Character Profiles
Alyoshka
Alyoshka is a fellow prisoner in Gang 104 who is also a devout Baptist, constantly reading and citing scripture. While at the beginning Shukhov looks down upon the religious man’s blind faith and naivete, he later comes to respect Alyoshka’s trust in God and good bearing towards all.
Buynovsky
Buynovsky, also referred to as “the Captain” and S-311, is a well-educated man whose nickname comes from his previous work as a captain of a ship. He and Caesar are deep in intellectual conversation when he is hauled off to a freezing cell for 10 days.
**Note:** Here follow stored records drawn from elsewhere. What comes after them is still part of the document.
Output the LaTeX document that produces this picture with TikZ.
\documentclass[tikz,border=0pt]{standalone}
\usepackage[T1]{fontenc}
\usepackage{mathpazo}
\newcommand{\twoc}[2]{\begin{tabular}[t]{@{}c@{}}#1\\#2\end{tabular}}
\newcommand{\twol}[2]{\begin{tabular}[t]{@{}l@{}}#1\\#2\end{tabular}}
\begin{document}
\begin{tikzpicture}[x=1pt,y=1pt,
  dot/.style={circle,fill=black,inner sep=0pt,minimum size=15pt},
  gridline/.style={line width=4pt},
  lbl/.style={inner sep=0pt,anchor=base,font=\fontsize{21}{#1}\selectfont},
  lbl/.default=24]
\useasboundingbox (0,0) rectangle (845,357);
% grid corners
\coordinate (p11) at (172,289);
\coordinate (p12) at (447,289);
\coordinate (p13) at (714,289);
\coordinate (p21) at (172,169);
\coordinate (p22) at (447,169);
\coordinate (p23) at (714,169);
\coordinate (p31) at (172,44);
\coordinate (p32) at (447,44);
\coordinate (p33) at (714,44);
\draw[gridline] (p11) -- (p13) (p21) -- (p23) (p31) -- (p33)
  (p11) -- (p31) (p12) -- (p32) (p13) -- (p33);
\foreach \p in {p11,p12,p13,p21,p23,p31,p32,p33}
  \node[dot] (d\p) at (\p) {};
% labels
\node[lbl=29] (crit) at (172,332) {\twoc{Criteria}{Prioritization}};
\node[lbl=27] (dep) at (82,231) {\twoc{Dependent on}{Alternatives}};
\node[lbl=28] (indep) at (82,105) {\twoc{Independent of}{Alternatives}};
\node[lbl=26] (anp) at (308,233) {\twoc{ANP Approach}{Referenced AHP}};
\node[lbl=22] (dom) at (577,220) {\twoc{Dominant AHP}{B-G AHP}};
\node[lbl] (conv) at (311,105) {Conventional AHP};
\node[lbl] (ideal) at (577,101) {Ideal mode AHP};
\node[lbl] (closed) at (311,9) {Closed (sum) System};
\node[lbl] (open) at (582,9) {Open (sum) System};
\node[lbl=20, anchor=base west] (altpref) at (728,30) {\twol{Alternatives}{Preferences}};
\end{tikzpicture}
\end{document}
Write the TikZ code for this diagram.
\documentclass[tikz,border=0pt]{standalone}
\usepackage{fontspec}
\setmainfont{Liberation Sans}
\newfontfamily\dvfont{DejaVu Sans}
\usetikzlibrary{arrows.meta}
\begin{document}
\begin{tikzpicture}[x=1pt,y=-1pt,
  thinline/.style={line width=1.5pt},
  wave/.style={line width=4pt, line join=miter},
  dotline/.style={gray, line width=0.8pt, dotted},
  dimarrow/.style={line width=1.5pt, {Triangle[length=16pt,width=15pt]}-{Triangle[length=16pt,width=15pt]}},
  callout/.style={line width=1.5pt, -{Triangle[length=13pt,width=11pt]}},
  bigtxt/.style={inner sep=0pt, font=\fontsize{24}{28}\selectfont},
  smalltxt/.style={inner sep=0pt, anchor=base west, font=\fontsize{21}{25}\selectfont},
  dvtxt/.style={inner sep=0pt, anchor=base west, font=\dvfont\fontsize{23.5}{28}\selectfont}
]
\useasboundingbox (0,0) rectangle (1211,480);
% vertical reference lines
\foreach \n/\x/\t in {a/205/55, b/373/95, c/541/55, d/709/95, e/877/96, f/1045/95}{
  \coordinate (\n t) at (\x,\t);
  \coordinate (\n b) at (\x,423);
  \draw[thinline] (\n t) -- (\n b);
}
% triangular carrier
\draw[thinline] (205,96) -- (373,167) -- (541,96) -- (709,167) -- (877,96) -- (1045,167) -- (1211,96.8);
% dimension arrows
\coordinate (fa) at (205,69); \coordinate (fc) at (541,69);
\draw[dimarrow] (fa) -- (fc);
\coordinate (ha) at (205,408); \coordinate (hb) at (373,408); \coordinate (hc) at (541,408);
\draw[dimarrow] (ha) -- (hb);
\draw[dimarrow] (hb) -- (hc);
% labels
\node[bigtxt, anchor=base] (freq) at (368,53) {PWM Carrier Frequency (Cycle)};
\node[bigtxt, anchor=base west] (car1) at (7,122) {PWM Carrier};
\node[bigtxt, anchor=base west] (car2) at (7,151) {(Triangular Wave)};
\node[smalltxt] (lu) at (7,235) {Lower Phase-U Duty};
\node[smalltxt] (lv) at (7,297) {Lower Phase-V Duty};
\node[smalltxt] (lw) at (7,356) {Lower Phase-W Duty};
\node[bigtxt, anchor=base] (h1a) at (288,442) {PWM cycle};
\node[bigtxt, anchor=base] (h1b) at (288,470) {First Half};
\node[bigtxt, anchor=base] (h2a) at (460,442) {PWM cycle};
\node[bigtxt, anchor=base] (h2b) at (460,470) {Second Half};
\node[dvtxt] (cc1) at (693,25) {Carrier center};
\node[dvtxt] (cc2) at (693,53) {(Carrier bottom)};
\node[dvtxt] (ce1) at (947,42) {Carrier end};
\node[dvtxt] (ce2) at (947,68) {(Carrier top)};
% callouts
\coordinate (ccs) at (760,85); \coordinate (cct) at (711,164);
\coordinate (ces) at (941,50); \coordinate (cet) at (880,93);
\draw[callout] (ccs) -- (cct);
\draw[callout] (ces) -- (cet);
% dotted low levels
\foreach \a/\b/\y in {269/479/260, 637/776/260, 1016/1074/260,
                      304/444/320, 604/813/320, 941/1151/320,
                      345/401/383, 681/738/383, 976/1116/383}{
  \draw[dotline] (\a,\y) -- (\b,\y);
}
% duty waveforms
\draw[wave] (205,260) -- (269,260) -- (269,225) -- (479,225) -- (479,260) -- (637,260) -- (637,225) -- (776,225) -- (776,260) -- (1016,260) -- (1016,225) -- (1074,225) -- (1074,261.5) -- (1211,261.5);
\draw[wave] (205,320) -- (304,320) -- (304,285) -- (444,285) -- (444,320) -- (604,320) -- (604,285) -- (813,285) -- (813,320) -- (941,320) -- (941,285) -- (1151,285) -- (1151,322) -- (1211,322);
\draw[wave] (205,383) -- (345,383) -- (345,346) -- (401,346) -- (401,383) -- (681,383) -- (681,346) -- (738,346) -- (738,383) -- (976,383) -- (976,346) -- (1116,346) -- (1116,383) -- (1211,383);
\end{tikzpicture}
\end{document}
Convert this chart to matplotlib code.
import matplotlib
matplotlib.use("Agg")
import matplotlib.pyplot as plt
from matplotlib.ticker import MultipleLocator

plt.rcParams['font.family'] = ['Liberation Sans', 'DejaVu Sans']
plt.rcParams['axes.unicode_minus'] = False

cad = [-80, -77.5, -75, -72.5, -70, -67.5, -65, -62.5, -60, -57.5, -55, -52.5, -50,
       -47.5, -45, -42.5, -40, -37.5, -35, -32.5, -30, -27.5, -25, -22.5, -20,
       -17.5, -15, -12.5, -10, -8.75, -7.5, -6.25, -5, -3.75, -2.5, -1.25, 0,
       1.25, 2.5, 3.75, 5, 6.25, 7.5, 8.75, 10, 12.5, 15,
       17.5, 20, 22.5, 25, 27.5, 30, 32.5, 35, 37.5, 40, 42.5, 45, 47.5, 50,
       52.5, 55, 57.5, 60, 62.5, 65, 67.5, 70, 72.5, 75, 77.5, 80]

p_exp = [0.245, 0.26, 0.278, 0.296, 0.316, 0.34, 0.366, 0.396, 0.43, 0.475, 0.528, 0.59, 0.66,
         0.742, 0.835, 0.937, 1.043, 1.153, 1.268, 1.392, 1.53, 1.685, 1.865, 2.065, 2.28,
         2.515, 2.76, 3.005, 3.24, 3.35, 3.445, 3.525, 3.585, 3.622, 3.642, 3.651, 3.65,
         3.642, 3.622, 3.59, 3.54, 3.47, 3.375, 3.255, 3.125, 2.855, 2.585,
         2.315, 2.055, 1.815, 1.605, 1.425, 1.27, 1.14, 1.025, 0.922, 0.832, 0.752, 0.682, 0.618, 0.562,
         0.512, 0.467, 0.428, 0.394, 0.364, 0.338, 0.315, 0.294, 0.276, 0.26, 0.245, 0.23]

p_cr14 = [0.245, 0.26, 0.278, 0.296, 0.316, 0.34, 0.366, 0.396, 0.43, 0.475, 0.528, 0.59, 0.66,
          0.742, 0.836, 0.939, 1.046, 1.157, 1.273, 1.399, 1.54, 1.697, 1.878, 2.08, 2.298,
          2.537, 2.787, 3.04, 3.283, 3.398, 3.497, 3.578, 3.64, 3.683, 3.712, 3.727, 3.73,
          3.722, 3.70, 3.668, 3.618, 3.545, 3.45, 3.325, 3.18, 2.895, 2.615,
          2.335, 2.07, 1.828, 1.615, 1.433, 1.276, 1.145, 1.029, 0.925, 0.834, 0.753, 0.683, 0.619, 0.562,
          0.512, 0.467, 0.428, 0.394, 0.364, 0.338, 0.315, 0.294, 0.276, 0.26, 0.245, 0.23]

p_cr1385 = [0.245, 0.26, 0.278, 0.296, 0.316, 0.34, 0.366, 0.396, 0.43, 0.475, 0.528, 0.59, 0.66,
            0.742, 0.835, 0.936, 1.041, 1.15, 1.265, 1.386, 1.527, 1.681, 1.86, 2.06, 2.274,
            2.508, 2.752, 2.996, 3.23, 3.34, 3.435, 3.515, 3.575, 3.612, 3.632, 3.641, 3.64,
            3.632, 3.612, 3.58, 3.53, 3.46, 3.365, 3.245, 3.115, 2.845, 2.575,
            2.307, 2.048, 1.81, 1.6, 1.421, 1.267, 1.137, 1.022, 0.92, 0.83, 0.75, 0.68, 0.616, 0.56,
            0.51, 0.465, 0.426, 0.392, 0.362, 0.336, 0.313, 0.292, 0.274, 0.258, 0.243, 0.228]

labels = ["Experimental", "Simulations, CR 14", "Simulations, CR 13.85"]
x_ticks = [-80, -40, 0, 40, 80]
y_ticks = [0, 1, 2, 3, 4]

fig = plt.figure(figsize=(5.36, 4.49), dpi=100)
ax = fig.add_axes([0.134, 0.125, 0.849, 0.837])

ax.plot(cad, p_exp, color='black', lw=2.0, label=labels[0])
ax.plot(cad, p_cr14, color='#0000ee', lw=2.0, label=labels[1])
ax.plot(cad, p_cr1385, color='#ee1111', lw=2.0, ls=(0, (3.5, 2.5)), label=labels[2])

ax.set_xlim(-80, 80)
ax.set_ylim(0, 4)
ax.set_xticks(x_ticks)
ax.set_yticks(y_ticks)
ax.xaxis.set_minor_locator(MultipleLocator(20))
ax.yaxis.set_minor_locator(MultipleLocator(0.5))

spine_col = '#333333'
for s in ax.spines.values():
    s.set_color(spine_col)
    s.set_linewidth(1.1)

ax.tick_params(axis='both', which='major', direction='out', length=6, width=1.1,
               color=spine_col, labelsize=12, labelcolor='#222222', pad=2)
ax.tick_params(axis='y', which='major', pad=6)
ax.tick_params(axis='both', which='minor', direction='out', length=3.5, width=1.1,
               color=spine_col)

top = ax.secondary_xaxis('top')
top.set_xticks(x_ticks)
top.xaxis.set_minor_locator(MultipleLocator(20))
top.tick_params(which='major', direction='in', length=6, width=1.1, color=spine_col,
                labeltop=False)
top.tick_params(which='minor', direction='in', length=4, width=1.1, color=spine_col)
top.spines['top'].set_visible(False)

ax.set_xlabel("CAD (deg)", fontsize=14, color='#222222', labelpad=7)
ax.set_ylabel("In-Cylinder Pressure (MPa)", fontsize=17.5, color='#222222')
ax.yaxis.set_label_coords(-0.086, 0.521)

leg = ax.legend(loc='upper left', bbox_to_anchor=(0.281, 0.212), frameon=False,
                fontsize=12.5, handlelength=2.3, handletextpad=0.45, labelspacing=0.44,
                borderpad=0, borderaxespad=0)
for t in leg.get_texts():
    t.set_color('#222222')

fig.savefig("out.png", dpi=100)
His educated background is of no benefit to surviving camp life.
> Caesar
Caesar, though also a prisoner in Gang 104, is a well-educated man who receives regular packages, making him the envy of all the camp. He enjoys the pleasures of buttered bread and pipes and represents privilege and luxury, the antithesis of both communism and prison. His bunk is immediately below Shukhov’s and he is generous in sharing his spoils, while also benefiting from Shukhov’s advice and clever plotting in hiding such goods from the prison officials as well as fellow prisoners.
Eino
Eino is one of two Estonians constantly chatting with each other in their own language, who loans Shukhov tobacco for a cigarette the day before he buys some himself. The Estonians’ close friendship and intimate communication resist the prison norms of isolation and misery, and represent the importance of community and friendship.
Fetyukov
Fetyukov is a fellow prisoner on the opposite end of the spectrum from Caesar, whose desperation leads him to begging for scraps and licking bowls. He is always scrounging and is despised by Shukhov for his pathetic bearing and constant visibility. Shukhov feels sorry for him when he is beaten up by the prison guards, as he knows it is unlikely such a man can survive the harsh conditions of prison life.
Gopchik
Gopchik is a sixteen-year-old fellow member of Gang 104 who is always ready and eager to help. His youth and enthusiasm make him a sympathetic character, one deserving of protection rather than persecution by the regime that imprisoned him for providing milk to rebel factions in the woods near his home.
Kilgas
Kilgas is a Latvian prisoner and talented bricklayer who works side by side with Shukhov at the Power Station. Shukhov admires his strong work ethic and sense of humor.
Kolya
Kolya is a university-educated poet serving as the camp’s medic despite his lack of training. Although he is likable and sympathetic to Shukhov’s fever, Shukhov resents his inability to relate to the problems of prison life, saying basically that men in the cold shouldn’t seek sympathy from those who are warm.
Pavlo
Pavlo is the deputy foreman of Gang 104, a strict but respected man whose careful thinking and plotting benefits the men in his gang, who in turn are devoted to him.
Ivan Denisovich Shukhov
Ivan Denisovich Shukhov is a forty-year-old prisoner in a labor camp in Siberia and the protagonist of the novel. A carpenter by training, he is a hard worker and likable representative of “every man,” who in eight years of confinement has not lost his spirit. Although he is not a religious man, he does believe in God, and despite the harsh realities of prison life, maintains a positive attitude and rejoices in small pleasures.
Snubnose
Snubnose is the warden who comes for Captain Buynovsky and gives Tyurin a hard time about reports Caesar and the Captain are supposed to have written about their extra clothing.
Tyurin
Tyurin is the foreman of Gang 104 and although he represents authority, he is a sympathetic figure, well-respected by Shukhov and the other common prisoners. His role as officer is somewhat isolating, and he primarily socializes with Caesar. He is in prison because his father was a kulak, or member of the rich rather than peasant class, which Soviet leader Stalin sought to exterminate.